**Records for the exercise**:
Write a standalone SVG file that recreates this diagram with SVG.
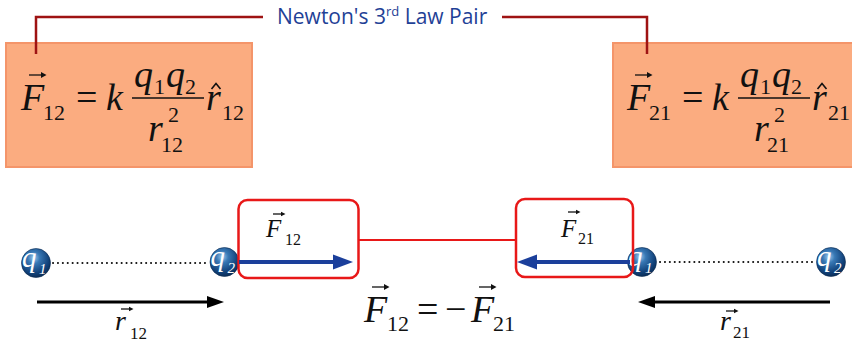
...
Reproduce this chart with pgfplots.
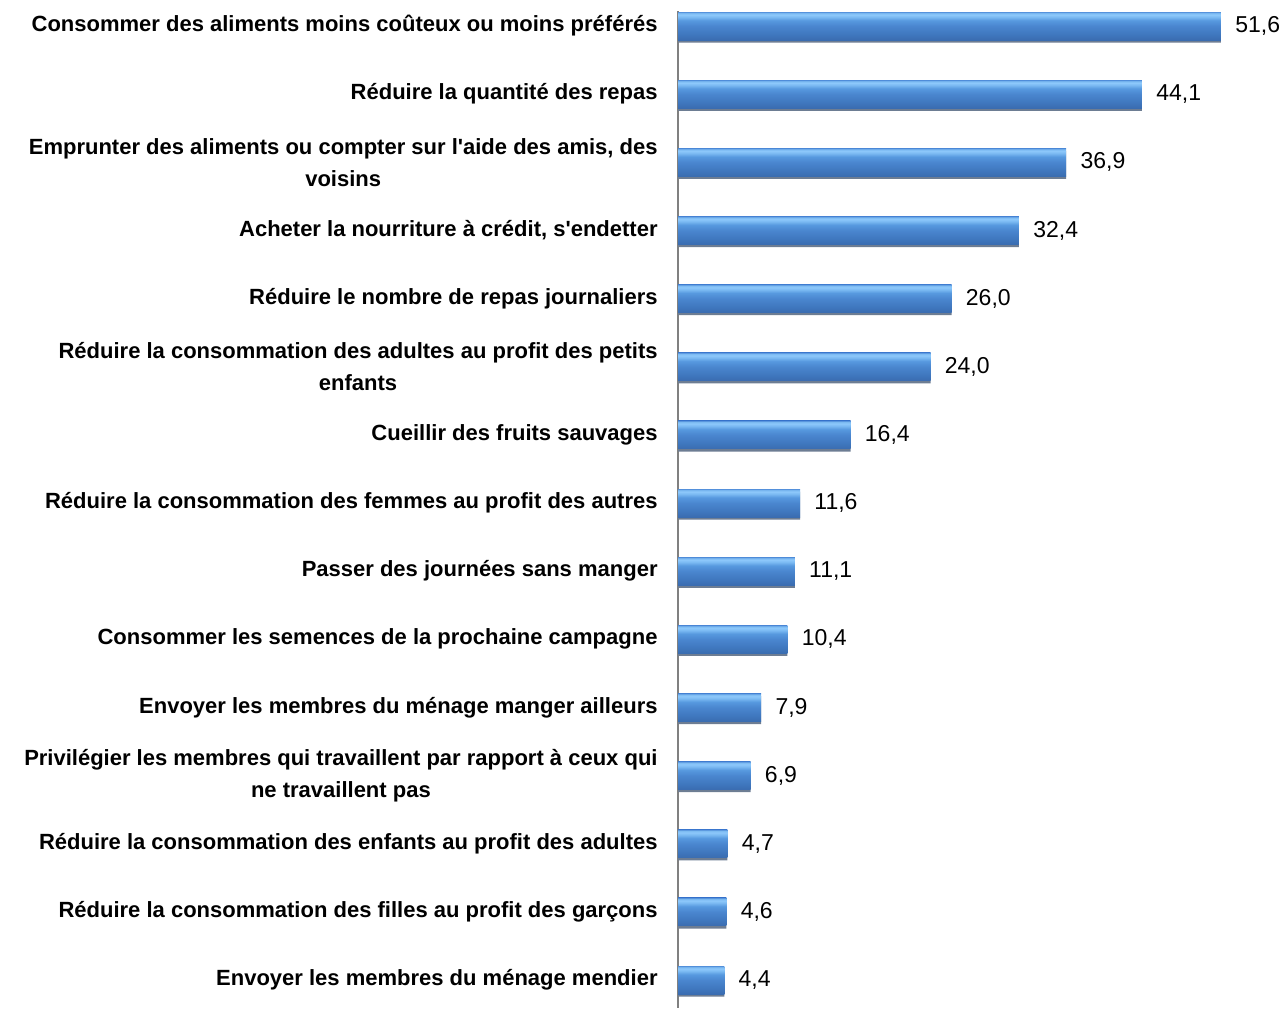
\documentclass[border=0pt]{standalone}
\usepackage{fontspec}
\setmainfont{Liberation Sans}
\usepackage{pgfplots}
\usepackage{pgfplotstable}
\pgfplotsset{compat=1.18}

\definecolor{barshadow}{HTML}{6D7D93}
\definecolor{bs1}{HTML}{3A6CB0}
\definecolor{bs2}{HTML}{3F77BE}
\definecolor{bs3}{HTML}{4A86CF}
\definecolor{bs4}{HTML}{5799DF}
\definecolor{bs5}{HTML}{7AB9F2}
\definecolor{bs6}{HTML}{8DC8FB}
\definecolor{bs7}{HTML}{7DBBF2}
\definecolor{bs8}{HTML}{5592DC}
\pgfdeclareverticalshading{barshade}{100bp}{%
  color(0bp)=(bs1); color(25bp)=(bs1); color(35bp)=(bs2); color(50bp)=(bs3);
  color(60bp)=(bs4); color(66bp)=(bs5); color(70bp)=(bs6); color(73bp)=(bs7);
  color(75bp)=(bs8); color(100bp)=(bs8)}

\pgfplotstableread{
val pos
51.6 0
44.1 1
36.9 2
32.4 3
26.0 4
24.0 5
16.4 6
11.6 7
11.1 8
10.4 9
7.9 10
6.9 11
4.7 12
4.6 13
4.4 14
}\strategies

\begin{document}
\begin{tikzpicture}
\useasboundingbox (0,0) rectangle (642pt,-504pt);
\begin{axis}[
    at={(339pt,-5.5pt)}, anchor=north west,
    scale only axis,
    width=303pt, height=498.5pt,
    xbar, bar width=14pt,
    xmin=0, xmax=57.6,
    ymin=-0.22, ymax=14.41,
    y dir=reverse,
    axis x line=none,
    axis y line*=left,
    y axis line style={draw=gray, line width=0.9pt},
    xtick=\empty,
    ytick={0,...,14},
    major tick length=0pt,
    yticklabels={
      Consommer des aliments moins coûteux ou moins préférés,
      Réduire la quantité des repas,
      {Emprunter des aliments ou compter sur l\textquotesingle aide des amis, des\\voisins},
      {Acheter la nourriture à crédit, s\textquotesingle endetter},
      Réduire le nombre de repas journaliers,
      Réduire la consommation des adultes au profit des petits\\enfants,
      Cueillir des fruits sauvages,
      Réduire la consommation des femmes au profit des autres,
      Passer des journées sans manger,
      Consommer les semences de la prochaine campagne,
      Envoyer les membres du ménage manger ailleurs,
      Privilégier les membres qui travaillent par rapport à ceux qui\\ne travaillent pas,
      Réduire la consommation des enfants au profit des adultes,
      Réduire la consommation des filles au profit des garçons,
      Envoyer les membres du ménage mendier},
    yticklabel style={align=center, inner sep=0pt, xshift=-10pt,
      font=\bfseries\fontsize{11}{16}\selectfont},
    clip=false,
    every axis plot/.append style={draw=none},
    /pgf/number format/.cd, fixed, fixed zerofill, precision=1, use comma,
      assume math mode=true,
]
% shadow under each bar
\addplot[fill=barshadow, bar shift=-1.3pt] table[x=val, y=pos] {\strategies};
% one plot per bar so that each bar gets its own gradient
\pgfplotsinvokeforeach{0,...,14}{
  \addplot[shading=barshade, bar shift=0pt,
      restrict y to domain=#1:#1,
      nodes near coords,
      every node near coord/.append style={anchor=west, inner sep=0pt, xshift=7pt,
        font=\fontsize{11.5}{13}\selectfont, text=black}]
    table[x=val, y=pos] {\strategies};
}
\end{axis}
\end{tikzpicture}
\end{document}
...
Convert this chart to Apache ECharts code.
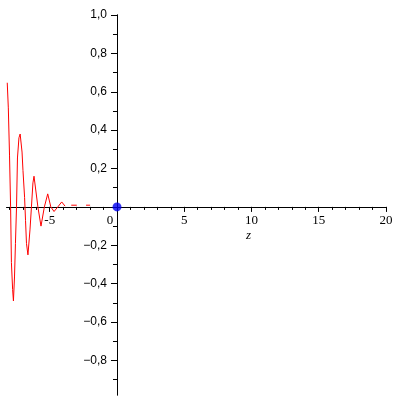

**Work to complete**: Provide the count, and nothing else, of lines in the data above where the word "standalone" occurs.

**Output of the exercise**: 2